» **Goal**:
Return all entries word for word, but drop any images.

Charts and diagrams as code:
= = = =
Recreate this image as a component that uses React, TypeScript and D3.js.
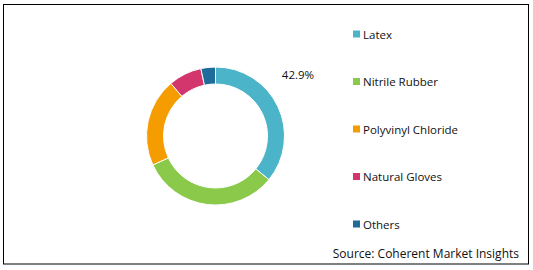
import React from "react";
import * as d3 from "d3";

const categories = ["Latex", "Nitrile Rubber", "Polyvinyl Chloride", "Natural Gloves", "Others"];
const values = [35.9, 32.2, 20.7, 7.8, 3.4];
const colors = ["#4BB4C9", "#8AC94A", "#F59D00", "#D2366C", "#1F6B99"];
const labelText = "42.9%";
const sourceText = "Source: Coherent Market Insights";

const W = 533;
const H = 270;
const FONT = "'Open Sans', sans-serif";

export default function App() {
  const cx = 215.5;
  const cy = 136;
  const outerR = 69;
  const innerR = 52;
  const pie = d3.pie<number>().sort(null).value((d) => d)(values);
  const arc = d3.arc<d3.PieArcDatum<number>>().innerRadius(innerR).outerRadius(outerR);
  const legendY = d3.scalePoint<string>().domain(categories).range([34, 224]);

  return (
    <svg width={W} height={H} style={{ position: "absolute", left: 0, top: 0, fontFamily: FONT }}>
      <rect x={0} y={0} width={W} height={H} fill="#fff" />
      <rect x={3.5} y={4.5} width={525} height={259.5} fill="none" stroke="#000" strokeWidth={1} />
      <g transform={`translate(${cx},${cy})`}>
        {pie.map((p, i) => (
          <path key={i} d={arc(p) || ""} fill={colors[i]} stroke="#fff" strokeWidth={1} />
        ))}
      </g>
      <text x={298} y={74} fontSize={11.5} textAnchor="middle" dominantBaseline="central" fill="#111">
        {labelText}
      </text>
      {categories.map((c, i) => (
        <g key={c} transform={`translate(353,${legendY(c)})`}>
          <rect x={0} y={-3.5} width={7} height={7} fill={colors[i]} />
          <text x={10} y={0} fontSize={11.5} dominantBaseline="central" fill="#111">
            {c}
          </text>
        </g>
      ))}
      <text x={519} y={253} fontSize={12} textAnchor="end" dominantBaseline="central" fill="#111">
        {sourceText}
      </text>
    </svg>
  );
}
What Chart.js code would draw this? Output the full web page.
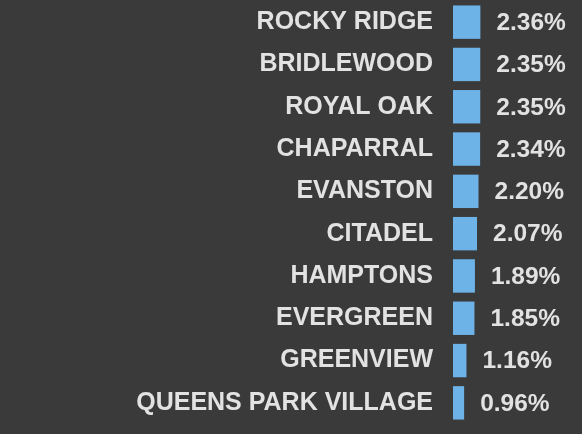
<!DOCTYPE html>
<html>
<head>
<meta charset="utf-8">
<script src="https://cdn.jsdelivr.net/npm/chart.js@4/dist/chart.umd.min.js"></script>
<style>
html,body{margin:0;padding:0;background:#3a3a3a;}
#wrap{width:582px;height:434px;position:relative;}
</style>
</head>
<body>
<div id="wrap"><canvas id="c"></canvas></div>
<script>
const categories = ["ROCKY RIDGE","BRIDLEWOOD","ROYAL OAK","CHAPARRAL","EVANSTON","CITADEL","HAMPTONS","EVERGREEN","GREENVIEW","QUEENS PARK VILLAGE"];
const values = [2.36,2.35,2.35,2.34,2.20,2.07,1.89,1.85,1.16,0.96];
const valueLabels = ["2.36%","2.35%","2.35%","2.34%","2.20%","2.07%","1.89%","1.85%","1.16%","0.96%"];

const FONT = "'Liberation Sans', Arial, sans-serif";
const TEXT = "#e2e2e2";

const valuePlugin = {
  id: 'valueLabels',
  afterDatasetsDraw(chart) {
    const ctx = chart.ctx;
    const meta = chart.getDatasetMeta(0);
    ctx.save();
    ctx.font = "bold 24.5px " + FONT;
    ctx.fillStyle = TEXT;
    ctx.textAlign = 'left';
    ctx.textBaseline = 'middle';
    meta.data.forEach((bar, i) => {
      ctx.fillText(valueLabels[i], bar.x + 16, bar.y + 1);
    });
    ctx.restore();
  }
};

new Chart(document.getElementById('c'), {
  type: 'bar',
  data: {
    labels: categories,
    datasets: [{
      data: values,
      backgroundColor: '#6db3e8',
      borderWidth: 0,
      barPercentage: 0.79,
      categoryPercentage: 1.0
    }]
  },
  options: {
    indexAxis: 'y',
    responsive: true,
    maintainAspectRatio: false,
    animation: false,
    layout: { padding: { left: 0, right: 13, top: 1, bottom: 10 } },
    plugins: { legend: { display: false }, tooltip: { enabled: false } },
    scales: {
      x: { display: false, min: 0, max: 10 },
      y: {
        grid: { display: false, drawTicks: false },
        border: { display: false },
        afterFit(scale) {
          scale.width = 453;
          scale.paddingTop = 0;
          scale.paddingBottom = 0;
        },
        ticks: {
          padding: 20,
          color: TEXT,
          font: { family: FONT, size: 25, weight: 'bold' }
        }
      }
    }
  },
  plugins: [valuePlugin]
});
</script>
</body>
</html>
= = = =
» **Correct response**:
Recreate this image as a component that uses React, TypeScript and D3.js.
import React from "react";
import * as d3 from "d3";

const categories = ["Latex", "Nitrile Rubber", "Polyvinyl Chloride", "Natural Gloves", "Others"];
const values = [35.9, 32.2, 20.7, 7.8, 3.4];
const colors = ["#4BB4C9", "#8AC94A", "#F59D00", "#D2366C", "#1F6B99"];
const labelText = "42.9%";
const sourceText = "Source: Coherent Market Insights";

const W = 533;
const H = 270;
const FONT = "'Open Sans', sans-serif";

export default function App() {
  const cx = 215.5;
  const cy = 136;
  const outerR = 69;
  const innerR = 52;
  const pie = d3.pie<number>().sort(null).value((d) => d)(values);
  const arc = d3.arc<d3.PieArcDatum<number>>().innerRadius(innerR).outerRadius(outerR);
  const legendY = d3.scalePoint<string>().domain(categories).range([34, 224]);

  return (
    <svg width={W} height={H} style={{ position: "absolute", left: 0, top: 0, fontFamily: FONT }}>
      <rect x={0} y={0} width={W} height={H} fill="#fff" />
      <rect x={3.5} y={4.5} width={525} height={259.5} fill="none" stroke="#000" strokeWidth={1} />
      <g transform={`translate(${cx},${cy})`}>
        {pie.map((p, i) => (
          <path key={i} d={arc(p) || ""} fill={colors[i]} stroke="#fff" strokeWidth={1} />
        ))}
      </g>
      <text x={298} y={74} fontSize={11.5} textAnchor="middle" dominantBaseline="central" fill="#111">
        {labelText}
      </text>
      {categories.map((c, i) => (
        <g key={c} transform={`translate(353,${legendY(c)})`}>
          <rect x={0} y={-3.5} width={7} height={7} fill={colors[i]} />
          <text x={10} y={0} fontSize={11.5} dominantBaseline="central" fill="#111">
            {c}
          </text>
        </g>
      ))}
      <text x={519} y={253} fontSize={12} textAnchor="end" dominantBaseline="central" fill="#111">
        {sourceText}
      </text>
    </svg>
  );
}
What Chart.js code would draw this? Output the full web page.
<!DOCTYPE html>
<html>
<head>
<meta charset="utf-8">
<script src="https://cdn.jsdelivr.net/npm/chart.js@4/dist/chart.umd.min.js"></script>
<style>
html,body{margin:0;padding:0;background:#3a3a3a;}
#wrap{width:582px;height:434px;position:relative;}
</style>
</head>
<body>
<div id="wrap"><canvas id="c"></canvas></div>
<script>
const categories = ["ROCKY RIDGE","BRIDLEWOOD","ROYAL OAK","CHAPARRAL","EVANSTON","CITADEL","HAMPTONS","EVERGREEN","GREENVIEW","QUEENS PARK VILLAGE"];
const values = [2.36,2.35,2.35,2.34,2.20,2.07,1.89,1.85,1.16,0.96];
const valueLabels = ["2.36%","2.35%","2.35%","2.34%","2.20%","2.07%","1.89%","1.85%","1.16%","0.96%"];

const FONT = "'Liberation Sans', Arial, sans-serif";
const TEXT = "#e2e2e2";

const valuePlugin = {
  id: 'valueLabels',
  afterDatasetsDraw(chart) {
    const ctx = chart.ctx;
    const meta = chart.getDatasetMeta(0);
    ctx.save();
    ctx.font = "bold 24.5px " + FONT;
    ctx.fillStyle = TEXT;
    ctx.textAlign = 'left';
    ctx.textBaseline = 'middle';
    meta.data.forEach((bar, i) => {
      ctx.fillText(valueLabels[i], bar.x + 16, bar.y + 1);
    });
    ctx.restore();
  }
};

new Chart(document.getElementById('c'), {
  type: 'bar',
  data: {
    labels: categories,
    datasets: [{
      data: values,
      backgroundColor: '#6db3e8',
      borderWidth: 0,
      barPercentage: 0.79,
      categoryPercentage: 1.0
    }]
  },
  options: {
    indexAxis: 'y',
    responsive: true,
    maintainAspectRatio: false,
    animation: false,
    layout: { padding: { left: 0, right: 13, top: 1, bottom: 10 } },
    plugins: { legend: { display: false }, tooltip: { enabled: false } },
    scales: {
      x: { display: false, min: 0, max: 10 },
      y: {
        grid: { display: false, drawTicks: false },
        border: { display: false },
        afterFit(scale) {
          scale.width = 453;
          scale.paddingTop = 0;
          scale.paddingBottom = 0;
        },
        ticks: {
          padding: 20,
          color: TEXT,
          font: { family: FONT, size: 25, weight: 'bold' }
        }
      }
    }
  },
  plugins: [valuePlugin]
});
</script>
</body>
</html>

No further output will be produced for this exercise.